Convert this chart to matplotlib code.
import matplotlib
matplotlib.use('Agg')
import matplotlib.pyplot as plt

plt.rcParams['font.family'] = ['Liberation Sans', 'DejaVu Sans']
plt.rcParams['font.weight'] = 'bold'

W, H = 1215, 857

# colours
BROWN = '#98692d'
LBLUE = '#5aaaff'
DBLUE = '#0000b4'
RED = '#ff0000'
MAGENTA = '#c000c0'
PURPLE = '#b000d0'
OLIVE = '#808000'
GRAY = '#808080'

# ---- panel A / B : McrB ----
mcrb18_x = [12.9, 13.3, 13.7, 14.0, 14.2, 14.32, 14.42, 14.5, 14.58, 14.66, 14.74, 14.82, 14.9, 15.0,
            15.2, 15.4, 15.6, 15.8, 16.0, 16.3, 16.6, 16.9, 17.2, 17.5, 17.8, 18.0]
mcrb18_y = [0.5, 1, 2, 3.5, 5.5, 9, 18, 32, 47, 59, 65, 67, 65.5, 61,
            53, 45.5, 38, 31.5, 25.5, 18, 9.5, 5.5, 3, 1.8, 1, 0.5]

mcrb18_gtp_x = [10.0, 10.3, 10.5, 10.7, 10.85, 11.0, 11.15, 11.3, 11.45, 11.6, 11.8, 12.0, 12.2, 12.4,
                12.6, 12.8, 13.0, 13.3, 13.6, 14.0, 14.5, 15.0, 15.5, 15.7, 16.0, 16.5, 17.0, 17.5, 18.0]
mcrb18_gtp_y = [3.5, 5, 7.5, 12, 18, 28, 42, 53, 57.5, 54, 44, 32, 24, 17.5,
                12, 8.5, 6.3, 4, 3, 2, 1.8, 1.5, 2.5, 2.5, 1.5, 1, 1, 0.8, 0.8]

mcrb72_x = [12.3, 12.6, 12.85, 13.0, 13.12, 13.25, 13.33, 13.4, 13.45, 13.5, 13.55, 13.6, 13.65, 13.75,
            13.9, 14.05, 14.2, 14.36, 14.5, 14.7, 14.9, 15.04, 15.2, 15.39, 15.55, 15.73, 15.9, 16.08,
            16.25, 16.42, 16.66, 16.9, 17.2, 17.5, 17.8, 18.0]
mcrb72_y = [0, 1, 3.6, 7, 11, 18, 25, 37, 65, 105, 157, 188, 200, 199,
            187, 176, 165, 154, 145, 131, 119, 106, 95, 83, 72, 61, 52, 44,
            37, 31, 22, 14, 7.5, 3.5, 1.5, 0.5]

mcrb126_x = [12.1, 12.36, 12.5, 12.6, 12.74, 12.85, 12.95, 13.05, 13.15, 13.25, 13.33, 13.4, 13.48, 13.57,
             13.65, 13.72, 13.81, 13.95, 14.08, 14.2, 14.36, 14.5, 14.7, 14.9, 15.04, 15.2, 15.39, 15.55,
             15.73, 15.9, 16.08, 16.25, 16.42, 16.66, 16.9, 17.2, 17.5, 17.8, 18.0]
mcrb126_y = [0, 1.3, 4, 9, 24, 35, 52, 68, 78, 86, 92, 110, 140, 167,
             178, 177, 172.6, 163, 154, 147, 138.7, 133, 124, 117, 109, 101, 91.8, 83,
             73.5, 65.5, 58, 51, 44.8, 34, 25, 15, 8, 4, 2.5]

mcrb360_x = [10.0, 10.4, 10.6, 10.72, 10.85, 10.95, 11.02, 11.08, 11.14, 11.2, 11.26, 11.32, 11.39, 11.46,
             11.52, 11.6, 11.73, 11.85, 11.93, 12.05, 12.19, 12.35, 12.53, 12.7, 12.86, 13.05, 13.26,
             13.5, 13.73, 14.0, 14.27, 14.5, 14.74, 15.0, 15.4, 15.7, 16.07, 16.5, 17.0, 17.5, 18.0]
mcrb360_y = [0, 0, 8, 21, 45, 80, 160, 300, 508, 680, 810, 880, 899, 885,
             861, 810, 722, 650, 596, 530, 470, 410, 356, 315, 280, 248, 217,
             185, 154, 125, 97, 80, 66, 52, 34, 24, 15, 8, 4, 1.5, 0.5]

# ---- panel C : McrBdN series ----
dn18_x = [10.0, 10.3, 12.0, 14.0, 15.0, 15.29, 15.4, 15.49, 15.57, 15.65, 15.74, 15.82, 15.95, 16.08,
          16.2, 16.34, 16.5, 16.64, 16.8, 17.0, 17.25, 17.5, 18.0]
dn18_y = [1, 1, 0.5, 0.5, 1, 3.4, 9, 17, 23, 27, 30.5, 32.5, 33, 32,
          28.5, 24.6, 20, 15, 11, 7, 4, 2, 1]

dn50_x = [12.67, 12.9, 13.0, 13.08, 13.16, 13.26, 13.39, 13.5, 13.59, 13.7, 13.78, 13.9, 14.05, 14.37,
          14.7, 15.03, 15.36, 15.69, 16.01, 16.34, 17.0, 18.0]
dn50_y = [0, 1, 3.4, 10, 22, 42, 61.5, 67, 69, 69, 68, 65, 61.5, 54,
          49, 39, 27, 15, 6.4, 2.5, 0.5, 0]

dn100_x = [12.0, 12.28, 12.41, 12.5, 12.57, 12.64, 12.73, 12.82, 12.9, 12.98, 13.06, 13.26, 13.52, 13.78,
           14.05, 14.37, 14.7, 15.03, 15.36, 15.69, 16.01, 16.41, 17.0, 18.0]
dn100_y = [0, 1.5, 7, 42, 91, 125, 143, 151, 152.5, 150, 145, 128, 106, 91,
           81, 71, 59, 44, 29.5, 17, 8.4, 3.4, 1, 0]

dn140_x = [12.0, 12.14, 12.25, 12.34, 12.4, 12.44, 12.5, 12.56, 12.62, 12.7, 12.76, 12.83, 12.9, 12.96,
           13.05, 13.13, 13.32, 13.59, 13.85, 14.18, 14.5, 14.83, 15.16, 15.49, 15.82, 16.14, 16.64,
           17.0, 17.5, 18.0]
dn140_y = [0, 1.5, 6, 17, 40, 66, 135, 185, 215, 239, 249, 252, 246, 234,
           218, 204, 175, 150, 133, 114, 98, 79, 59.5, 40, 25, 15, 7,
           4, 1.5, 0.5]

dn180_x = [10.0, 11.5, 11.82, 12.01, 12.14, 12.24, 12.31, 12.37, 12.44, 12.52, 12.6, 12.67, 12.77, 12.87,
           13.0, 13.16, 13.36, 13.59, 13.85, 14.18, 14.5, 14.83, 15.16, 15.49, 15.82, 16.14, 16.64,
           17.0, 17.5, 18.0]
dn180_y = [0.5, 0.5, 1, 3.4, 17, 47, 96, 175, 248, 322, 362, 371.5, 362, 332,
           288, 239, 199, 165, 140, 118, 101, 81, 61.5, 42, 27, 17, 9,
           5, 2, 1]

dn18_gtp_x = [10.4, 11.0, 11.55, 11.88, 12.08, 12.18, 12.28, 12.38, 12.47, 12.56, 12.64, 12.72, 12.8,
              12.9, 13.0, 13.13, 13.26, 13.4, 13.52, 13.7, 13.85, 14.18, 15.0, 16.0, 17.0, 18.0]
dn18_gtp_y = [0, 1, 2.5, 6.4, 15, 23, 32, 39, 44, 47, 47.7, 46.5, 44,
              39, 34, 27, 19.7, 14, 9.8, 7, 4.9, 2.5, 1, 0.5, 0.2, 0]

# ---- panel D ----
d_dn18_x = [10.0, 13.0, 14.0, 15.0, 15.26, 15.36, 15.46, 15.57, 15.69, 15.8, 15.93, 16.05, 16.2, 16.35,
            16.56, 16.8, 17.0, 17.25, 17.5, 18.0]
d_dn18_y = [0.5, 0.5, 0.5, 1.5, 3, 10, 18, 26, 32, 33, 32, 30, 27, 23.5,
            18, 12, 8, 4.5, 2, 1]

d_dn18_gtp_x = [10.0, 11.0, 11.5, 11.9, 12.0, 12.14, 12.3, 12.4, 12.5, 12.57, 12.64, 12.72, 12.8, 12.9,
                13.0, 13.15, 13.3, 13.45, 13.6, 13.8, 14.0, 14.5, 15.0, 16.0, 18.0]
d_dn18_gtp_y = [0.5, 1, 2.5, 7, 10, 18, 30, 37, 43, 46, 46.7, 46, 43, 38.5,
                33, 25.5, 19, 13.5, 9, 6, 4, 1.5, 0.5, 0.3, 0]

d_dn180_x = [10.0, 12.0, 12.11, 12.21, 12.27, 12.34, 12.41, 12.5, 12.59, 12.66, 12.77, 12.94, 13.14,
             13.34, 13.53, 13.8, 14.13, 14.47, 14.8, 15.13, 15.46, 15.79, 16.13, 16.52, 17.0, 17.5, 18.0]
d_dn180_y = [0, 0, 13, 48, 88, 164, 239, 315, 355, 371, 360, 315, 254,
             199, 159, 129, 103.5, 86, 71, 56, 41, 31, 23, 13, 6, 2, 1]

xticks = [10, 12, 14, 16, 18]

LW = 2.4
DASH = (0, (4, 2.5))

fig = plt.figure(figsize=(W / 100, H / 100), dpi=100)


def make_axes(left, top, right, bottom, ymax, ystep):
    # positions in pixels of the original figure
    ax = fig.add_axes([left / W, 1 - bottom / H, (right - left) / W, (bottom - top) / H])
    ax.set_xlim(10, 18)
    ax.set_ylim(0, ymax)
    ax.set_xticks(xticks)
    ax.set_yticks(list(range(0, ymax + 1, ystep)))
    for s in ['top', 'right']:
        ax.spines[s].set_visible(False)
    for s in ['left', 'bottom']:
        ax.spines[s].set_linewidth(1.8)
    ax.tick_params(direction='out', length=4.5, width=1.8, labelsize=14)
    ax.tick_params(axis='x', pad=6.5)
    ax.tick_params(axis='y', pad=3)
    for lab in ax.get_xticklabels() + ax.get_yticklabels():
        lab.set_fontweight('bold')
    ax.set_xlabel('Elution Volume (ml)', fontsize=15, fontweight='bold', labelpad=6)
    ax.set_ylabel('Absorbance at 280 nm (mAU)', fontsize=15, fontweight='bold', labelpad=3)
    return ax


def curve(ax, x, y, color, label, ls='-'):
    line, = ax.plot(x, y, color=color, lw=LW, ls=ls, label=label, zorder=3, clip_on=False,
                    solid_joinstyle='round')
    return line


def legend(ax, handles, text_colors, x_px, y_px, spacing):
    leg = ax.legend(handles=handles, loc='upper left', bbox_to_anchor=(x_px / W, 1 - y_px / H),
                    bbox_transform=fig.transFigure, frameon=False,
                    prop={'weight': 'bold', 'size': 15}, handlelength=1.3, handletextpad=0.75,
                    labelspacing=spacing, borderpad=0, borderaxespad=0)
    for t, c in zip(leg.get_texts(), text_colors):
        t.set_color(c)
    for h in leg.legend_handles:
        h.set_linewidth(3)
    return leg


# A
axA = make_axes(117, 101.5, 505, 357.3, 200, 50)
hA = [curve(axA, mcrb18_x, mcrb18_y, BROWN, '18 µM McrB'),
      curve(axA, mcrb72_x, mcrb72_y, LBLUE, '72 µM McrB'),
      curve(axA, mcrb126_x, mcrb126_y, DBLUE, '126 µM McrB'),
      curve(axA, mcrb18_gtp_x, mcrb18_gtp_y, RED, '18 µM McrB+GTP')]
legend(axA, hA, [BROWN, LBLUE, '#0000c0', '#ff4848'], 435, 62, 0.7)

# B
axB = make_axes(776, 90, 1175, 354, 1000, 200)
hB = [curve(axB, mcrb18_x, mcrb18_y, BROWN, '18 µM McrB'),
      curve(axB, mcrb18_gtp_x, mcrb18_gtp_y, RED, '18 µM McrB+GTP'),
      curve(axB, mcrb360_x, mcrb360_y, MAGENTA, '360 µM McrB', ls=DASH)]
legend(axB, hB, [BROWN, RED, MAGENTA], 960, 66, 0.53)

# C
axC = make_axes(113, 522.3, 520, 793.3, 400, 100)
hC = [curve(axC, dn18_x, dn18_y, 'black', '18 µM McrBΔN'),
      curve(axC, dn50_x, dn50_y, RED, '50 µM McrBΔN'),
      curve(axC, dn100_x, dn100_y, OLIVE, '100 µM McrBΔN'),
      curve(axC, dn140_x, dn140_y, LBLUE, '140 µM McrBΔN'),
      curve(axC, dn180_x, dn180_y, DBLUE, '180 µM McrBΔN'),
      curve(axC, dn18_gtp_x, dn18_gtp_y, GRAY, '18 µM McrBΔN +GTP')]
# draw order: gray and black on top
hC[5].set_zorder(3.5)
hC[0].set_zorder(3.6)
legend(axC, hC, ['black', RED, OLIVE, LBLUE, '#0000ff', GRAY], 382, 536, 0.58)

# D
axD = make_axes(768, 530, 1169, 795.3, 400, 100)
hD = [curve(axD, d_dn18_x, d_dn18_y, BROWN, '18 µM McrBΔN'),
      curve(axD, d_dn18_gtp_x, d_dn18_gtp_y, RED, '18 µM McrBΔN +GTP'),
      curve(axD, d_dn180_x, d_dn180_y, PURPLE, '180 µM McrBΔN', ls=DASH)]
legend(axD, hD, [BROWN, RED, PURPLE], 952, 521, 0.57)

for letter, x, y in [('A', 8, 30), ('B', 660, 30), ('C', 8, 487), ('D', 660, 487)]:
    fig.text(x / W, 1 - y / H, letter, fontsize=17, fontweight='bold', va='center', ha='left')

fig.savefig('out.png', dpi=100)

.....

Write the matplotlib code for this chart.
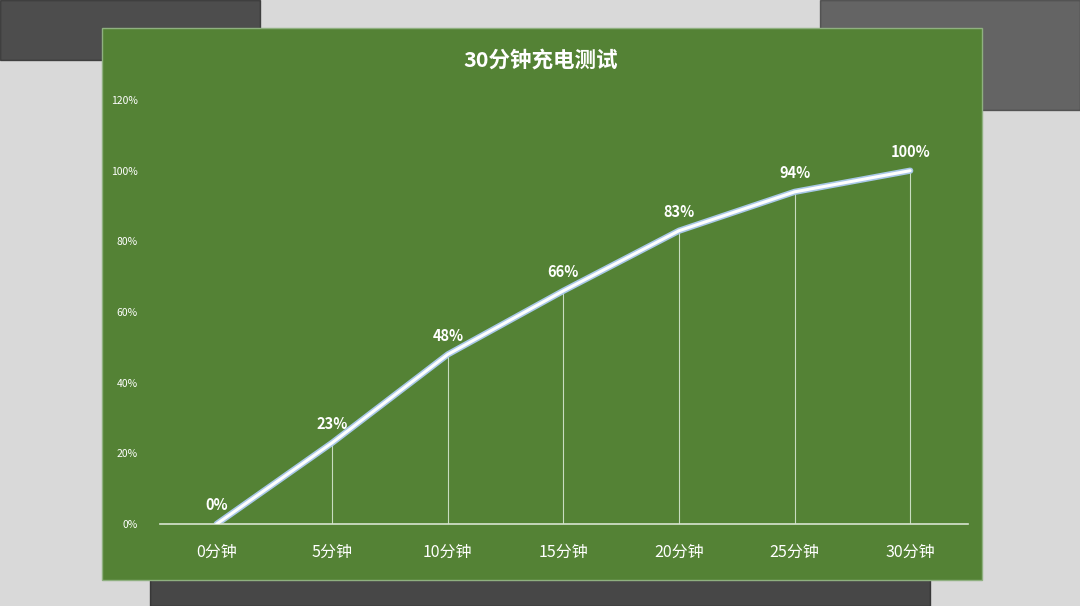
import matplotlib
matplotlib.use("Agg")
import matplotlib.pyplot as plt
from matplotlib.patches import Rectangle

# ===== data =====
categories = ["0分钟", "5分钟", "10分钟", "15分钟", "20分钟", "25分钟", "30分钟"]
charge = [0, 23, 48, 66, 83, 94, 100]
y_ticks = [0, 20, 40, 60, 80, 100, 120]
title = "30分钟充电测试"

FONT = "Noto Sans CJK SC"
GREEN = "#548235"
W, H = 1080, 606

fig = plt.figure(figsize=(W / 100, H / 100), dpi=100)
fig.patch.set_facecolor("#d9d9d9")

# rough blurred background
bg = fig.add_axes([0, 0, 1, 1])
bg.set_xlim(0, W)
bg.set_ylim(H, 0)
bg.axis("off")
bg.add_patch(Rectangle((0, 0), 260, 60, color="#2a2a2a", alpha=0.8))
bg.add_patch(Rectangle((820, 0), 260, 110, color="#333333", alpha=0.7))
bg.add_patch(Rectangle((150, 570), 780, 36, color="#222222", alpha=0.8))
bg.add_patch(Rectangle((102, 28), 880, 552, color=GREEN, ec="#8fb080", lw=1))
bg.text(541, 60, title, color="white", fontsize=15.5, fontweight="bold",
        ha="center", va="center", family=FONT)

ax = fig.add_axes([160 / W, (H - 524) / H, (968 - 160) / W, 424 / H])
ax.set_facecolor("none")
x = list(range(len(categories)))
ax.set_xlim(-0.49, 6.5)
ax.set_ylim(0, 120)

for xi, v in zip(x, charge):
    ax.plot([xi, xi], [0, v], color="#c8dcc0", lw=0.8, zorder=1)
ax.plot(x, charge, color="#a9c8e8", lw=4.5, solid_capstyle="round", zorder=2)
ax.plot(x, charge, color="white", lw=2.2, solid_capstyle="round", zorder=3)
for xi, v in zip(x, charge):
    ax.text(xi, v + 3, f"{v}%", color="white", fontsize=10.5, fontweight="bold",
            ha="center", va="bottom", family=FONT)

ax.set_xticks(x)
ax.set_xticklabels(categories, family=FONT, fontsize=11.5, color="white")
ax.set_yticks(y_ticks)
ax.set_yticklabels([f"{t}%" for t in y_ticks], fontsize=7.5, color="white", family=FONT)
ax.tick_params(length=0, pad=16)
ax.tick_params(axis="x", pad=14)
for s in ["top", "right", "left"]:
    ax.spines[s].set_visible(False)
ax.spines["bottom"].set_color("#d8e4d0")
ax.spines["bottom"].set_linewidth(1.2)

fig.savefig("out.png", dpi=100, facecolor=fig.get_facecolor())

.....

EXERCISE DIRECTIONS |
Give the count of lines that hold the word "matplotlib", with nothing added.

RESULT |
9